Además de director y dramaturgo, Alfredo Martín es un actor notable, de la clase que deslumbra por su dicción perfecta, la precisión corporal y, en esta pieza en particular, una inesperada simpatía. Él es Pimko, el maestro de la escuela a la que va a parar el protagonista, Pepe (Guillermo Ferraro), un hombre de 30 años que una mañana despierta en la piel de un joven de 16. Estamos ante una versión teatral, del mismo Martín, de “Ferdydurke” la novela paradigmática de Witold Gombrowicz que hasta el día de hoy goza de un prestigio peculiar.
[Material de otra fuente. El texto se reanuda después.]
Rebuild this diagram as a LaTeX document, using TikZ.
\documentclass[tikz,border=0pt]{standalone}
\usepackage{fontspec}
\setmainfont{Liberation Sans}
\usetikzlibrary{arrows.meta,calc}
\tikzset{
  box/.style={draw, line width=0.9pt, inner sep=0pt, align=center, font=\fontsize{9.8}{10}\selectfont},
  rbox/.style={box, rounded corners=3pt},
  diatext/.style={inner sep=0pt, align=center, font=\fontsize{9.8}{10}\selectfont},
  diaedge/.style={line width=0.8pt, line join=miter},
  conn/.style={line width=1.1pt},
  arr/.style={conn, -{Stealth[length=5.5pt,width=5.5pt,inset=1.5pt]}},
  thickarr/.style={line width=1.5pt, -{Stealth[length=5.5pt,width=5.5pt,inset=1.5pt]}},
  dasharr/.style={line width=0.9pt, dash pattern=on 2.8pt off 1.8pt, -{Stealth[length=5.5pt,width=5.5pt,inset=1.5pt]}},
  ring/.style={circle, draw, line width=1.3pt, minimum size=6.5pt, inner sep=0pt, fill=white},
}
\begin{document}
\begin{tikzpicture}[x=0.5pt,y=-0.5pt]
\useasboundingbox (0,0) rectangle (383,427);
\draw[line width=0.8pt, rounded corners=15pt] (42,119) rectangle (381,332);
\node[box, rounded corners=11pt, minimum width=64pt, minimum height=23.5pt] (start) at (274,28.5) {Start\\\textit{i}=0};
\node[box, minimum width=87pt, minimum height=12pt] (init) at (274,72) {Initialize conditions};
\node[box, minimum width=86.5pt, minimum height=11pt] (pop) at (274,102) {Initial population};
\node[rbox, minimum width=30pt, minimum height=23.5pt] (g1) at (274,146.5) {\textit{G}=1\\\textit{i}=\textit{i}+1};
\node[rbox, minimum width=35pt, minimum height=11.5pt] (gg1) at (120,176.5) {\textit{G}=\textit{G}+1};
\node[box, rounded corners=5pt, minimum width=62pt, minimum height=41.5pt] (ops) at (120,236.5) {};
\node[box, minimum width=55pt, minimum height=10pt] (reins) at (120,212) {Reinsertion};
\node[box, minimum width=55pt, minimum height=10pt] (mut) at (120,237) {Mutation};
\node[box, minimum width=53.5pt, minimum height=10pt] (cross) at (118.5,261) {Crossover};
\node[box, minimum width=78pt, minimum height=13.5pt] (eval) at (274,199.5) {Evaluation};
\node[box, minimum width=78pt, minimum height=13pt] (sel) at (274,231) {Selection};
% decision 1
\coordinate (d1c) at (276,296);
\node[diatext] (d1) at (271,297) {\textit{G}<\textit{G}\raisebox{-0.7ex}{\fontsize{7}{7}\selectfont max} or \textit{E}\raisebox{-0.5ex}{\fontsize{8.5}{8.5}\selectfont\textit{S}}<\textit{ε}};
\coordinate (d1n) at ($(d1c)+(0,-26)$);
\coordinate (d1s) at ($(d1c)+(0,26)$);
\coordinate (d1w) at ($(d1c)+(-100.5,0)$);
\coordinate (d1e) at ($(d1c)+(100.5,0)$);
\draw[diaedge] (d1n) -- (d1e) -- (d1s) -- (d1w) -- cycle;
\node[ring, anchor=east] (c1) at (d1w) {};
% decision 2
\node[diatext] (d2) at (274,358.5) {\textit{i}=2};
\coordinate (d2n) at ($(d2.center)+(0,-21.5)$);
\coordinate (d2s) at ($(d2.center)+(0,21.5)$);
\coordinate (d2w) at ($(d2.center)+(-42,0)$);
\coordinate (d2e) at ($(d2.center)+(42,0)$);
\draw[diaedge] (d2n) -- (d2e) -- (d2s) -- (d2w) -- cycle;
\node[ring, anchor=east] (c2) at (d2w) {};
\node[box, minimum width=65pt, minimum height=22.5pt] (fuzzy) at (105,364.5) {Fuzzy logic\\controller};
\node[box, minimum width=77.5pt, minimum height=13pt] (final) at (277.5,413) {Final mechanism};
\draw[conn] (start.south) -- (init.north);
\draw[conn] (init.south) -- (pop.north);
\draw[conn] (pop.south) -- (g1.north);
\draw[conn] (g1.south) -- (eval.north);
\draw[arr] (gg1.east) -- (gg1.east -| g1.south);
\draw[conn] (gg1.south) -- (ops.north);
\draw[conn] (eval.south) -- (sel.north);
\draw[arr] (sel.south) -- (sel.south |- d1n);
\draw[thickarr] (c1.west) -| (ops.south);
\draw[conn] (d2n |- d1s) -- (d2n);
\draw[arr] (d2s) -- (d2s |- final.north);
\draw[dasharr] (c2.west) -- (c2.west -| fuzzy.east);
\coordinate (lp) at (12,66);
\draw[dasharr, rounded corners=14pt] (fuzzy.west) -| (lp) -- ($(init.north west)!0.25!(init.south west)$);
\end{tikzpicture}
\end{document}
En la escuela, Pepe se ve obligado a revivir las inclemencias de la juventud, el ansia y el descontrol que sus nuevos compañeros ejercitan con enorme intensidad: habrá duelos de muecas y disputas en latín, vítores y obscenidades dibujadas en el pizarrón. Todo es ira y rebelión, fuerza y deseo subterráneo, la fiesta hormonal de la inmadurez. Más allá del clima general planteado en estas escenas escolares, lo que resulta difícil, hoy, es comprender la naturaleza misma del planteo. ¿Cuál es exactamente el problema? Según los reclamos y las pancartas, se trata de la batalla entre ser “adolescentes” o “muchachos”. Estos jóvenes coléricos “no van a permitir” que se los trate de “inocentes”.
Luego aparece la familia burguesa, con su hija joven y deseable, quienes van a representar para Pepe el horror de la modernidad. Sin embargo, él entiende y no discute la pasión democrática que siente su amigo Polilla (Fidel Cuello Vitale) por un peón. Que quede claro: no es que Polilla conoció a un peón y se enamoró. Él buscó deliberadamente a un desposeído, el hijo de un portero o un peón, para ejercitar su sensibilidad social.
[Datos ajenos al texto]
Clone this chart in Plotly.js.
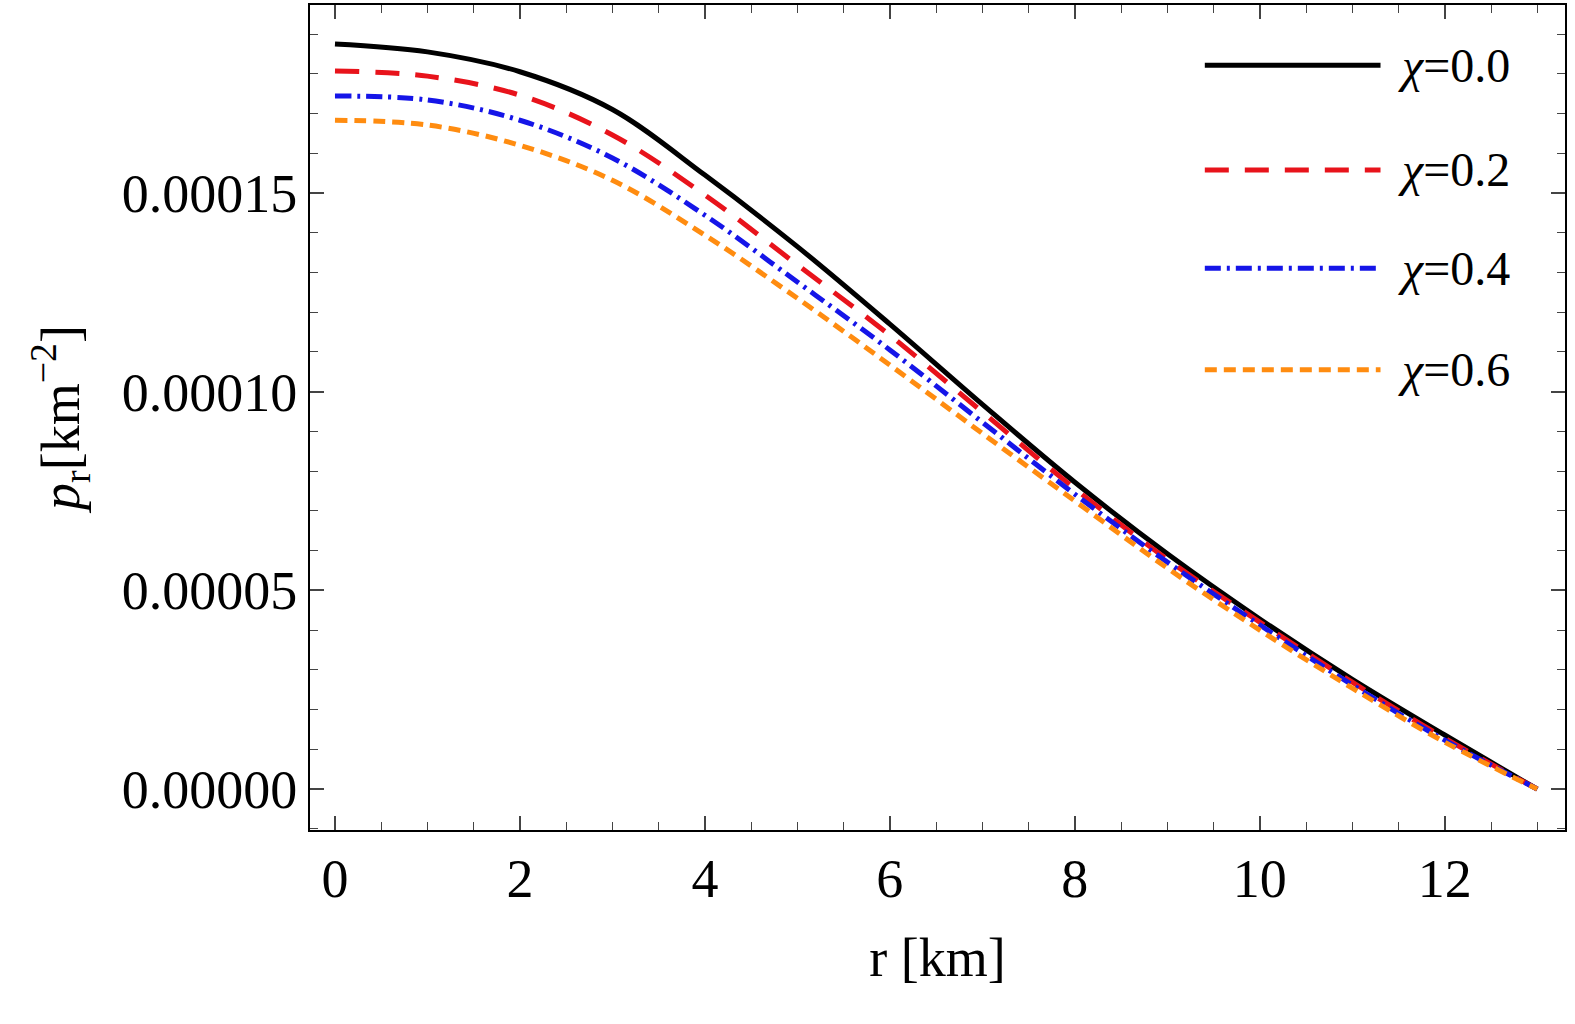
<!DOCTYPE html>
<html><head><script src="https://cdn.plot.ly/plotly-3.0.1.min.js"></script>
<style>body{margin:0}</style></head><body>
<div id="g" style="width:1575px;height:1024px"></div>
<script>
const r = [0,1,2,3,4,5,6,7,8,9,10,11,12,13];
const p00 = [0.0001875,0.0001855,0.0001805,0.000171,0.0001545,0.0001365,0.000117,0.0000968,0.0000772,0.0000592,0.0000428,0.0000276,0.0000136,0];
const p02 = [0.0001807,0.0001794,0.0001746,0.0001646,0.0001495,0.0001319,0.0001142,0.0000949,0.0000756,0.0000578,0.000042,0.0000269,0.0000128,0];
const p04 = [0.0001744,0.0001734,0.0001683,0.0001588,0.0001444,0.0001276,0.0001105,0.0000923,0.0000742,0.0000571,0.0000413,0.0000262,0.0000123,0];
const p06 = [0.0001683,0.0001671,0.000162,0.0001532,0.0001394,0.0001235,0.0001067,0.0000895,0.0000725,0.0000556,0.00004,0.0000254,0.0000118,0];
const names = ['<i>χ</i>=0.0','<i>χ</i>=0.2','<i>χ</i>=0.4','<i>χ</i>=0.6'];
const ys=[p00,p02,p04,p06];
const styles=[{color:'black',dash:'solid'},{color:'#e8131b',dash:'24px,16px'},{color:'#1515e8',dash:'16px,6px,3px,6px'},{color:'#ff8c10',dash:'12px,7px'}];
const data = ys.map((y,i)=>({x:r,y:y,name:names[i],mode:'lines',showlegend:false,line:{color:styles[i].color,dash:styles[i].dash,width:5,shape:'spline'}}));
const f={family:'Liberation Serif',size:54,color:'black'};
const ax={showgrid:false,zeroline:false,ticks:'inside',ticklen:14,tickwidth:1.5,mirror:'allticks',showline:true,linewidth:2,linecolor:'black',tickfont:f};
const ly=[0.927,0.8,0.681,0.558];
const shapes=ly.map((y,i)=>({type:'line',xref:'paper',yref:'paper',x0:0.713,x1:0.853,y0:y,y1:y,line:{color:styles[i].color,dash:styles[i].dash,width:5}}));
const annotations=ly.map((y,i)=>({xref:'paper',yref:'paper',x:0.865,y:y,xanchor:'left',yanchor:'middle',text:names[i],showarrow:false,font:{family:'Liberation Serif',size:48,color:'black'}}));
Plotly.newPlot('g',data,{
 width:1575,height:1024,margin:{l:310,r:10,t:5,b:194},
 paper_bgcolor:'white',plot_bgcolor:'white',font:f,showlegend:false,
 shapes:shapes,annotations:annotations,
 xaxis:Object.assign({},ax,{range:[-0.27,13.3],dtick:2,tick0:0,minor:{ticks:'inside',ticklen:8,tickwidth:1,dtick:0.5},title:{text:'r [km]',font:f,standoff:30}}),
 yaxis:Object.assign({},ax,{range:[-0.0000103,0.0001973],dtick:0.00005,tickformat:'.5f',minor:{ticks:'inside',ticklen:8,tickwidth:1,dtick:0.00001},title:{text:'<i>p</i><sub>r</sub>[km<sup>−2</sup>]',font:f,standoff:25}})
},{displayModeBar:false});
</script></body></html>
En “Ferdydurke” Gombrowicz trabajó el lenguaje con una libertad, ruptura y capacidad de juego que con toda justicia iban a despertar la admiración de muchos académicos, tanto acá como en Europa. Al convertirse en un hecho teatral cobran protagonismo en cambio las acciones, y en ese plano se diluye un poco el sentido de su rencor. Las formas, según él, enmascaran la naturaleza de lo humano y sólo recogen sus desperdicios. Todos somos pobres tipos, dice en el programa su exégeta Bruno Schultz, que deberíamos tener el coraje de enfrentarnos a nuestra propia bajeza. Al leer sobre su paso por Buenos Aires, incluso sus propias crónicas, el escritor polaco parece el personaje de una novela ajena, uno de esos grandes melancólicos de Roberto Arlt, por ejemplo, o de Onetti, con ínfulas de conde y un narcisismo desmesurado. Hoy ocupa un lugar de prestigio en la historia de la literatura, aunque en su momento no logró ganarse el interés de Victoria Ocampo ni el de Jorge Luis Borges. “Detrás de la forma” es una aceitada puesta teatral llena de sonido y furia, sobre el cuento de un joven ofendido porque alguien lo acusó una vez de ser inmaduro.